TASK BRIEF - The listing below begins with the first line you should copy; stop after the line containing "const yTicks = [0,100,200,300,400,500,600,700,800,900];", and drop every picture.
::::::::::
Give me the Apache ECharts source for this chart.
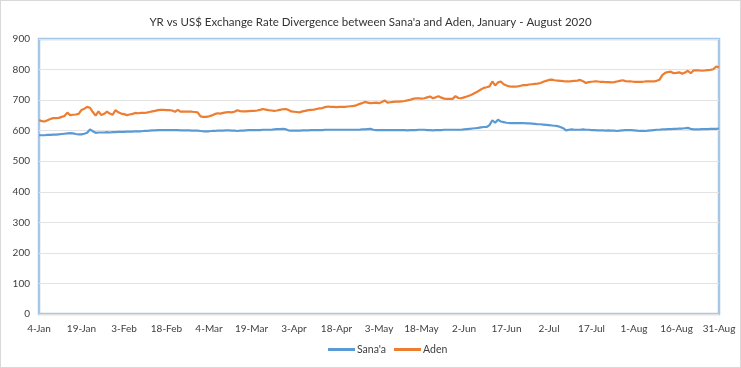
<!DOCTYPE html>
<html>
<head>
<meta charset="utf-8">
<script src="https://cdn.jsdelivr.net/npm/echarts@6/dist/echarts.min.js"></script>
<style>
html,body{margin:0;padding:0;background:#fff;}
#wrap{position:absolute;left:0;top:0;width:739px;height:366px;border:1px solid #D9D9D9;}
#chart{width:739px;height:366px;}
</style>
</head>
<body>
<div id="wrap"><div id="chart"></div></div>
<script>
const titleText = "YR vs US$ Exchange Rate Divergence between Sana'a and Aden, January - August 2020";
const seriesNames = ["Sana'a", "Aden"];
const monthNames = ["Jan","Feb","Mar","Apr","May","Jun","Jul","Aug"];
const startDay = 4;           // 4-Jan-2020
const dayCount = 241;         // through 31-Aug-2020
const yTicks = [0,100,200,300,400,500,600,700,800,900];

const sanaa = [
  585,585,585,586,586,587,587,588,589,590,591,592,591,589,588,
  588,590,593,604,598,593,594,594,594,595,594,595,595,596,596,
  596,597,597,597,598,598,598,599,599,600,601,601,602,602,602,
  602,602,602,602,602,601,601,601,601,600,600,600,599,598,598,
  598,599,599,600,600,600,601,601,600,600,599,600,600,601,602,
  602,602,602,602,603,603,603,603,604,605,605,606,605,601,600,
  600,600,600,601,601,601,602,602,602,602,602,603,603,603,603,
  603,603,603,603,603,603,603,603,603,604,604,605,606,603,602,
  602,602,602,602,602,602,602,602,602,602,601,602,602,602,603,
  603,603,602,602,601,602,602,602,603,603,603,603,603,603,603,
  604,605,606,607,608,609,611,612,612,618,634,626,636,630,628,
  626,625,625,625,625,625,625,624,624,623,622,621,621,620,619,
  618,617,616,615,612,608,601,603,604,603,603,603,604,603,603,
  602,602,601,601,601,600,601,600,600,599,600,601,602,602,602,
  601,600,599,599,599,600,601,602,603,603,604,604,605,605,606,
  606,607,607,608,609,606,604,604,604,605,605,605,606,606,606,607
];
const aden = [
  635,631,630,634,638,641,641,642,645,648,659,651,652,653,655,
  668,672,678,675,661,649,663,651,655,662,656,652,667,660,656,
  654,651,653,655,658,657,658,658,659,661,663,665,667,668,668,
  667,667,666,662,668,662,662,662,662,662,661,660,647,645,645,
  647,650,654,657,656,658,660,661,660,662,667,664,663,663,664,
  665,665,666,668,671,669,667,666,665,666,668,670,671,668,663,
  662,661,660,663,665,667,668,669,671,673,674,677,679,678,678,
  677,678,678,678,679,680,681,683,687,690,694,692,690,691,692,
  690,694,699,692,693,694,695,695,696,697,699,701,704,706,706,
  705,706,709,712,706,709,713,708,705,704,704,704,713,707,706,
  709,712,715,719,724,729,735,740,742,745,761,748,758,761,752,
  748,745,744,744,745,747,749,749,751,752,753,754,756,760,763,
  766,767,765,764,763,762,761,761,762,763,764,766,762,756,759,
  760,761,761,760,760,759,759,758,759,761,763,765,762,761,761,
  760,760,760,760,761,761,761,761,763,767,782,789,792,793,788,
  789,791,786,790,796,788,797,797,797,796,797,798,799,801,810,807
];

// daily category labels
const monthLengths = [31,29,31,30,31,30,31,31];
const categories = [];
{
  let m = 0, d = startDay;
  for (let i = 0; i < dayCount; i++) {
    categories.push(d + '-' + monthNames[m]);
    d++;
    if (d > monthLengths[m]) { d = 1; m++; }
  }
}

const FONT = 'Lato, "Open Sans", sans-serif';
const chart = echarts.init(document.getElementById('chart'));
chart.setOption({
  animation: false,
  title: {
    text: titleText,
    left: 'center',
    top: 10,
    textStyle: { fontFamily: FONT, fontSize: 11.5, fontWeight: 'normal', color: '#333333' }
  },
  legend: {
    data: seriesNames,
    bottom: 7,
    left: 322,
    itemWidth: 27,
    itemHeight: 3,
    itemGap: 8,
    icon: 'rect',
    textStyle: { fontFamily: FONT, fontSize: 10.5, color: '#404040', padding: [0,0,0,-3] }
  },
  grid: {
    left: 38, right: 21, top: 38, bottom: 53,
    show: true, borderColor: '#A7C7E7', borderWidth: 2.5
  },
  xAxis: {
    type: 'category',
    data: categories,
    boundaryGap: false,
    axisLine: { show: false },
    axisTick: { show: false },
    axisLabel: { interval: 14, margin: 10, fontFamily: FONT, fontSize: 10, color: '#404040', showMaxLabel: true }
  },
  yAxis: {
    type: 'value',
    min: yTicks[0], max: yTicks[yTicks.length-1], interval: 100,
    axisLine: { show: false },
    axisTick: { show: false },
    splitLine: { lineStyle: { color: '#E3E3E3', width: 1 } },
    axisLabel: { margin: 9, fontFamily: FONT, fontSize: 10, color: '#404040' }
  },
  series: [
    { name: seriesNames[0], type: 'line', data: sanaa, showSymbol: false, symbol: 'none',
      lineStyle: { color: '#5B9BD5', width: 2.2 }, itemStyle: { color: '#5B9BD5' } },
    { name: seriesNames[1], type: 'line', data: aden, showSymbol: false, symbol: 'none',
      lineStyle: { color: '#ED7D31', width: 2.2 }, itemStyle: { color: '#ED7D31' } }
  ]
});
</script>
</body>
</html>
::::::::::
SOLUTION -
Give me the Apache ECharts source for this chart.
<!DOCTYPE html>
<html>
<head>
<meta charset="utf-8">
<script src="https://cdn.jsdelivr.net/npm/echarts@6/dist/echarts.min.js"></script>
<style>
html,body{margin:0;padding:0;background:#fff;}
#wrap{position:absolute;left:0;top:0;width:739px;height:366px;border:1px solid #D9D9D9;}
#chart{width:739px;height:366px;}
</style>
</head>
<body>
<div id="wrap"><div id="chart"></div></div>
<script>
const titleText = "YR vs US$ Exchange Rate Divergence between Sana'a and Aden, January - August 2020";
const seriesNames = ["Sana'a", "Aden"];
const monthNames = ["Jan","Feb","Mar","Apr","May","Jun","Jul","Aug"];
const startDay = 4;           // 4-Jan-2020
const dayCount = 241;         // through 31-Aug-2020
const yTicks = [0,100,200,300,400,500,600,700,800,900];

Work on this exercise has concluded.